--- Provided records ---

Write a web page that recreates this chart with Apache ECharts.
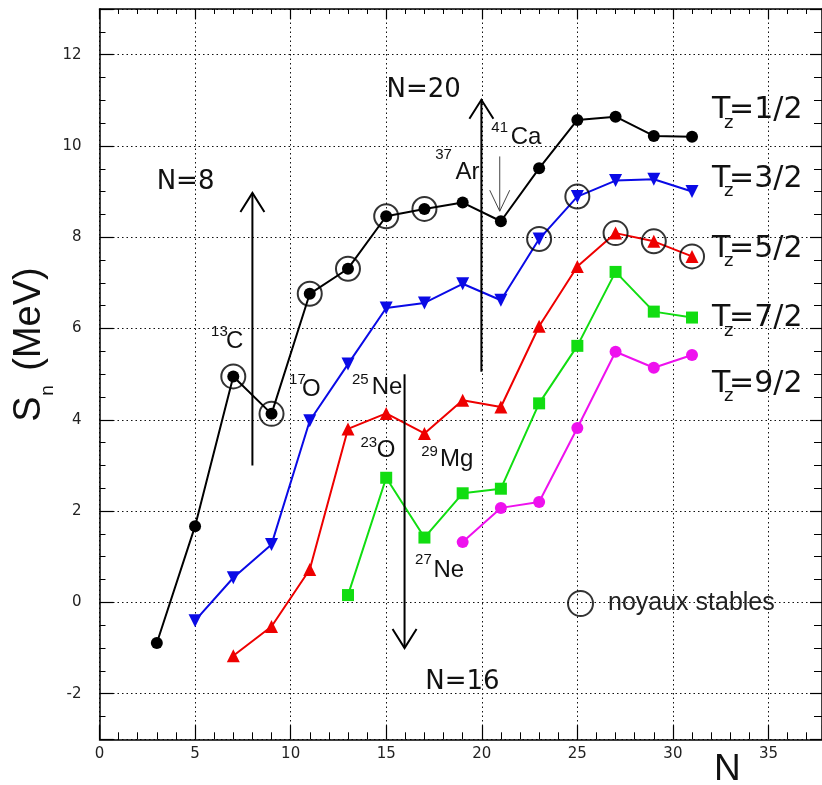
---
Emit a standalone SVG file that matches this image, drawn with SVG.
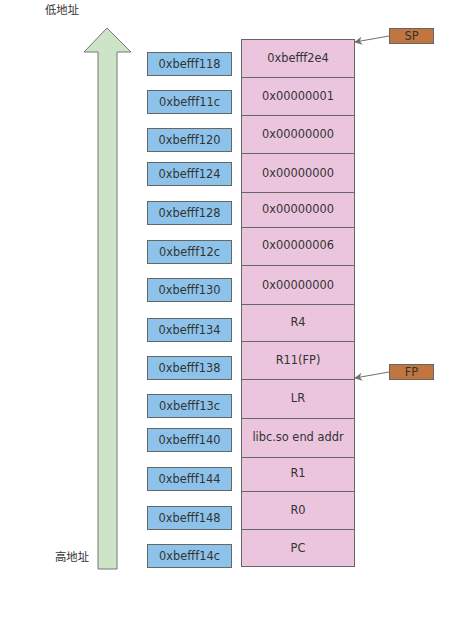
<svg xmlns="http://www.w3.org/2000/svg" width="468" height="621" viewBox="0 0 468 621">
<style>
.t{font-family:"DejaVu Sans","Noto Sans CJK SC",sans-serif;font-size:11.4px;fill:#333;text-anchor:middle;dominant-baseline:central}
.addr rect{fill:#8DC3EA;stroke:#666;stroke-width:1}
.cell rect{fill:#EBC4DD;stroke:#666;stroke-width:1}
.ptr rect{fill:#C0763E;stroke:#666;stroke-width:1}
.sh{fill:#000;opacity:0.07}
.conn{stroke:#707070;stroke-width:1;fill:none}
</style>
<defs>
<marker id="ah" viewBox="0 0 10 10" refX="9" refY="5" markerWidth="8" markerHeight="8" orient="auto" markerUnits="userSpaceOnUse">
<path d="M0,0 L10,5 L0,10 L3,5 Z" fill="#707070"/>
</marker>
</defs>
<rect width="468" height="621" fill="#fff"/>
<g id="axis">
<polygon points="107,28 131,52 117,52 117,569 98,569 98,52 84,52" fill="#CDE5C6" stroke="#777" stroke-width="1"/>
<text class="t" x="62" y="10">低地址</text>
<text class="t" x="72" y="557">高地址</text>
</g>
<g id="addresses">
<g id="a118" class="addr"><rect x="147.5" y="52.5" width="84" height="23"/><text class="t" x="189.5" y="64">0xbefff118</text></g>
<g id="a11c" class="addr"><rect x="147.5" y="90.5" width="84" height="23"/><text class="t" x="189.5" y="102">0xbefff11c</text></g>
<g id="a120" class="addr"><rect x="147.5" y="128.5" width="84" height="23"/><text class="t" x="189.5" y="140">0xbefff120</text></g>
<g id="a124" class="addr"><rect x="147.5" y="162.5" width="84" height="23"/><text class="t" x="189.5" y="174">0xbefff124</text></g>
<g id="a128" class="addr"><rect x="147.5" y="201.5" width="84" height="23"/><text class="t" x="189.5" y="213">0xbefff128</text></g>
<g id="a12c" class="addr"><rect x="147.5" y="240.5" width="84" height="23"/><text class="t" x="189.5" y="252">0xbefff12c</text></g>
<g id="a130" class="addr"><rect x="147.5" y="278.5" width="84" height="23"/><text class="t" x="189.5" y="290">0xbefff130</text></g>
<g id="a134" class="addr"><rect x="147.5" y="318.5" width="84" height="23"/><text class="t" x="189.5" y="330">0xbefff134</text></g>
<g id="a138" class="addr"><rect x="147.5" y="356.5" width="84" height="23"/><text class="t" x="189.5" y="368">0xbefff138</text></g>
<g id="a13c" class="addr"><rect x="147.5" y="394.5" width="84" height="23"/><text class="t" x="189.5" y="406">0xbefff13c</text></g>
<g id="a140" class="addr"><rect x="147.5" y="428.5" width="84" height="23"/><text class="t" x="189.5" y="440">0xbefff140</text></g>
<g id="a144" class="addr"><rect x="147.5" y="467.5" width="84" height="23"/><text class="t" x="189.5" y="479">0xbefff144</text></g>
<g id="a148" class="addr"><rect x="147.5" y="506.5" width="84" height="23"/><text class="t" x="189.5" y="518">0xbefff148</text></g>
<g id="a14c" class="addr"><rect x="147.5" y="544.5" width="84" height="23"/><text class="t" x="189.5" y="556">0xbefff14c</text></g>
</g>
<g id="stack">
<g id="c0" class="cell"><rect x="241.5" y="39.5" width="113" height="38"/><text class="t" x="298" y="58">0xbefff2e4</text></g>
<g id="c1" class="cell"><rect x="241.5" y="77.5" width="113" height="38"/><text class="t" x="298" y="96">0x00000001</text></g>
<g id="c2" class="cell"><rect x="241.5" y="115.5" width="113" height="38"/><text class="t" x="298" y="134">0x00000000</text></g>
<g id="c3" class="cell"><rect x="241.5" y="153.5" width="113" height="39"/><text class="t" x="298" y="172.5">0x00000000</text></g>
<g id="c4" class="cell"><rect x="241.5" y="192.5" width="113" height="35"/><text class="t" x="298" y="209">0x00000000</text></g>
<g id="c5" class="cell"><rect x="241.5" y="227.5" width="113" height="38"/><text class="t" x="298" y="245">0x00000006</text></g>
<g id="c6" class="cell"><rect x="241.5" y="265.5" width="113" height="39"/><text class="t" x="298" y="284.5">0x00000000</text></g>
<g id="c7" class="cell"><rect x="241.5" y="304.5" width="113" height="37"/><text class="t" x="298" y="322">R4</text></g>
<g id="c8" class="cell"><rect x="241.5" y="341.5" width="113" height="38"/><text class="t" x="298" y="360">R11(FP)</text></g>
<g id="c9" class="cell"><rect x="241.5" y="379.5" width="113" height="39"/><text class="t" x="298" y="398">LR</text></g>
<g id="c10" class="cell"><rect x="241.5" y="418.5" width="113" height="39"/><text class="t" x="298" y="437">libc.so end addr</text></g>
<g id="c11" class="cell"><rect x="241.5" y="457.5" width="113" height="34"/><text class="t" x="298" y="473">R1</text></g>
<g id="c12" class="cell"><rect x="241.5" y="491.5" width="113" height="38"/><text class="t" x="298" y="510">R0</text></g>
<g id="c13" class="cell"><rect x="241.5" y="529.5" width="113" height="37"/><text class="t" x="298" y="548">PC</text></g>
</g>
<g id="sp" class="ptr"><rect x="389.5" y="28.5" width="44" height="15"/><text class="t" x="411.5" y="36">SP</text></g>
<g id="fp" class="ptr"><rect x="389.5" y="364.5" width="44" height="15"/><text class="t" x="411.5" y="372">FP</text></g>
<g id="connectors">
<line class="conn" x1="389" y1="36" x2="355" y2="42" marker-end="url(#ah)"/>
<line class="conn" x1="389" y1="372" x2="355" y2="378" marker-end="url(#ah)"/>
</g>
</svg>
* * *
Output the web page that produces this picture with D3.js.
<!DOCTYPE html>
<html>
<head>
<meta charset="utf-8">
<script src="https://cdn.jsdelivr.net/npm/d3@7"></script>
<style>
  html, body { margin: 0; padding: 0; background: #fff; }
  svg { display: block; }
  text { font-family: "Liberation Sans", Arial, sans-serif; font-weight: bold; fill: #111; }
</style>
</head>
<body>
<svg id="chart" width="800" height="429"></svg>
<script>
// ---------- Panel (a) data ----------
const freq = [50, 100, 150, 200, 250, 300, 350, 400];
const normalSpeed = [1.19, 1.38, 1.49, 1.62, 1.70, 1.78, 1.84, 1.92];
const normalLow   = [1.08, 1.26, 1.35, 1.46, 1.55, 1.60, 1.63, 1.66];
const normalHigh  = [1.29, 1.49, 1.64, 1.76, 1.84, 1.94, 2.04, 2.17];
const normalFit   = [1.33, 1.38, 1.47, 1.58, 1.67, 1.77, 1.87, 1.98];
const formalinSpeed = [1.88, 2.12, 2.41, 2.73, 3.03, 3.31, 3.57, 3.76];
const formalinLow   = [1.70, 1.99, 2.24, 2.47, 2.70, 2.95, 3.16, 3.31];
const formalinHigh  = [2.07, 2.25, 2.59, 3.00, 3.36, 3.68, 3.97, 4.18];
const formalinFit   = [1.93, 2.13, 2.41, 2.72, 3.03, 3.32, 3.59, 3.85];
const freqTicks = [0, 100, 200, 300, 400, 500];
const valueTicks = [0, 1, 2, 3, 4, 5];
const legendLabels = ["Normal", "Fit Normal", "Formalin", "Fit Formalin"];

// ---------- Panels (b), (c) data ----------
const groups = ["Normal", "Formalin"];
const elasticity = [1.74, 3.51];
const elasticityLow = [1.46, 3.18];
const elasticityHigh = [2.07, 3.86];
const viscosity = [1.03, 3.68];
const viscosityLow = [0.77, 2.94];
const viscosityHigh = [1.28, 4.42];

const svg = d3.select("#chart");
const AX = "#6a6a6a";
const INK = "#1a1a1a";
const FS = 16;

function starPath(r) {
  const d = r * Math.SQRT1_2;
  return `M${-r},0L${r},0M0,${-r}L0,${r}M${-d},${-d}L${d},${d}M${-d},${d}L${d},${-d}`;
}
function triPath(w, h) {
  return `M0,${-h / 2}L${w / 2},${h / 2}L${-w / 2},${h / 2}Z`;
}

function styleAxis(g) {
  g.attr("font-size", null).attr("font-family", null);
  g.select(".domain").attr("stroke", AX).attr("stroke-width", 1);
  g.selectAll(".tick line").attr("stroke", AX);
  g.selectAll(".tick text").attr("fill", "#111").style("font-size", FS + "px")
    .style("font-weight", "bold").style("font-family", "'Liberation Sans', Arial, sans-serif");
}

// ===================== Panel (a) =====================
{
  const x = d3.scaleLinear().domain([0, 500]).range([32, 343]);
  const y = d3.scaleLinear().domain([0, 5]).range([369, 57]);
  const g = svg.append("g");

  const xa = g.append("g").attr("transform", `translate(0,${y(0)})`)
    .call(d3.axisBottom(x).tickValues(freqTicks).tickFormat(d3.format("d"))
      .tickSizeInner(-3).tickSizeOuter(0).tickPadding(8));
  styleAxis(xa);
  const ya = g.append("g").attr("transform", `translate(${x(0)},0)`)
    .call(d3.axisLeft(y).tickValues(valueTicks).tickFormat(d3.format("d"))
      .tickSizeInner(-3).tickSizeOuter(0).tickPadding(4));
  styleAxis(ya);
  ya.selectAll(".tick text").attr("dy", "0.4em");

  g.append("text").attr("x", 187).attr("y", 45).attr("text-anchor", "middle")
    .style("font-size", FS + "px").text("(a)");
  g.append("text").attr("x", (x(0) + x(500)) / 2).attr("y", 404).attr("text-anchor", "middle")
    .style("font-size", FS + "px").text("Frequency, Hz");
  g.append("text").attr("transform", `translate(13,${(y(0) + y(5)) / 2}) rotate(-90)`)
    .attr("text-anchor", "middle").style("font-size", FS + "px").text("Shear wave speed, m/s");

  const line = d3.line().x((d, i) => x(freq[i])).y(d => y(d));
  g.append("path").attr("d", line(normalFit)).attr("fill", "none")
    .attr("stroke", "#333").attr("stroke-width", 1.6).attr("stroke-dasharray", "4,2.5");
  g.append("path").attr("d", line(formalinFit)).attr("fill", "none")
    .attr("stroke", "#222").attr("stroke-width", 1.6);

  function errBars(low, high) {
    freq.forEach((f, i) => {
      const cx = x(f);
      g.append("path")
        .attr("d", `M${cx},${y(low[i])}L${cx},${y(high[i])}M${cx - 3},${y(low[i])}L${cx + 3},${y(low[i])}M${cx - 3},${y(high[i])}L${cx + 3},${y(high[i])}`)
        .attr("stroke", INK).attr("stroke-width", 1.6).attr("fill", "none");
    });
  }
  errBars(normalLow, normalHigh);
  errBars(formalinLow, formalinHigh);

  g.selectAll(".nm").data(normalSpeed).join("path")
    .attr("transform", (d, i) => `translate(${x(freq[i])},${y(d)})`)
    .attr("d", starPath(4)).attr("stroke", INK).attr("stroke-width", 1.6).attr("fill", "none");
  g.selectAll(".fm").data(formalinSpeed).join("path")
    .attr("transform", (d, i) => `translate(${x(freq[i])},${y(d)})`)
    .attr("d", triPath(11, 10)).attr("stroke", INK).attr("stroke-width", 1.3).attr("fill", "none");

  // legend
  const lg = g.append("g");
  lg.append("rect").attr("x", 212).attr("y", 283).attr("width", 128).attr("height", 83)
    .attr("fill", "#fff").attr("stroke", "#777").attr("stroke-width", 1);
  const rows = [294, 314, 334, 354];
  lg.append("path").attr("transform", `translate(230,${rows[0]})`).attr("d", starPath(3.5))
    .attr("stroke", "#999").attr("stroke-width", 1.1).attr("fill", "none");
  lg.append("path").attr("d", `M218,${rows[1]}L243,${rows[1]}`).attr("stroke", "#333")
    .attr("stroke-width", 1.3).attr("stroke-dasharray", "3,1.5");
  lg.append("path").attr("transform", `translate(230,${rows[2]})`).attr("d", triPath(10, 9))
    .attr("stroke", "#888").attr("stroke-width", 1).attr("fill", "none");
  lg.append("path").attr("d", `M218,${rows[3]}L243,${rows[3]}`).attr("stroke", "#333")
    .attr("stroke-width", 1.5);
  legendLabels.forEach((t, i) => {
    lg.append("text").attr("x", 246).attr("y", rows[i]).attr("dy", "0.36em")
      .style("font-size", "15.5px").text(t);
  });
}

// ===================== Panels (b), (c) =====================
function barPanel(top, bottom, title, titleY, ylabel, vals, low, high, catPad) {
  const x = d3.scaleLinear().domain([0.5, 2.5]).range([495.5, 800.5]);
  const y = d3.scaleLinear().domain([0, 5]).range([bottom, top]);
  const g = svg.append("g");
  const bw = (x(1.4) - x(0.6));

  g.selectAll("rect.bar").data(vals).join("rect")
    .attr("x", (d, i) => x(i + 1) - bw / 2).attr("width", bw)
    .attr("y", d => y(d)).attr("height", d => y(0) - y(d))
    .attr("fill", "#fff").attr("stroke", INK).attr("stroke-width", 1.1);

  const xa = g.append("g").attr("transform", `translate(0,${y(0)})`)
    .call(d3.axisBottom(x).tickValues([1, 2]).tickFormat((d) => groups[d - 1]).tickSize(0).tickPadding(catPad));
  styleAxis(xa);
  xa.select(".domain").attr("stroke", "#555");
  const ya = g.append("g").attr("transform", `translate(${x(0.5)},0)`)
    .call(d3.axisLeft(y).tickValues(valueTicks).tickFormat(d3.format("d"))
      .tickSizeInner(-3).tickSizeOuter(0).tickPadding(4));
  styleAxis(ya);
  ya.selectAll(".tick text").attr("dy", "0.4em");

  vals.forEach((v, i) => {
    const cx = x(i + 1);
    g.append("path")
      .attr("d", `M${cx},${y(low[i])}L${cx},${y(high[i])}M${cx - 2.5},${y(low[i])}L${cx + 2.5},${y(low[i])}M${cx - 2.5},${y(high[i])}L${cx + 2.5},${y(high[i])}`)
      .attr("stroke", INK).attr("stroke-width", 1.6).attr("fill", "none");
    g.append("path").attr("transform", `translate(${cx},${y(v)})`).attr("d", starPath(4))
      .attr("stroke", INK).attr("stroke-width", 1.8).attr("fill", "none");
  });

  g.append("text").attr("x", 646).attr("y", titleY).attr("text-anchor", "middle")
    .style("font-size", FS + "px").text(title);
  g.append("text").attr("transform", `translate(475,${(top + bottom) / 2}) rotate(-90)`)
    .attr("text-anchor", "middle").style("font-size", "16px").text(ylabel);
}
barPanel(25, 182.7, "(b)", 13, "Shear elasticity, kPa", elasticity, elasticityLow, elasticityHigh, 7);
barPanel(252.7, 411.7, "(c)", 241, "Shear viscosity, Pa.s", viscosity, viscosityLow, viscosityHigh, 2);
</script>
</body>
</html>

--- Objective ---
Look through the data and show every line containing "this".

--- Output below ---
Write a web page that recreates this chart with Apache ECharts.
Emit a standalone SVG file that matches this image, drawn with SVG.
Output the web page that produces this picture with D3.js.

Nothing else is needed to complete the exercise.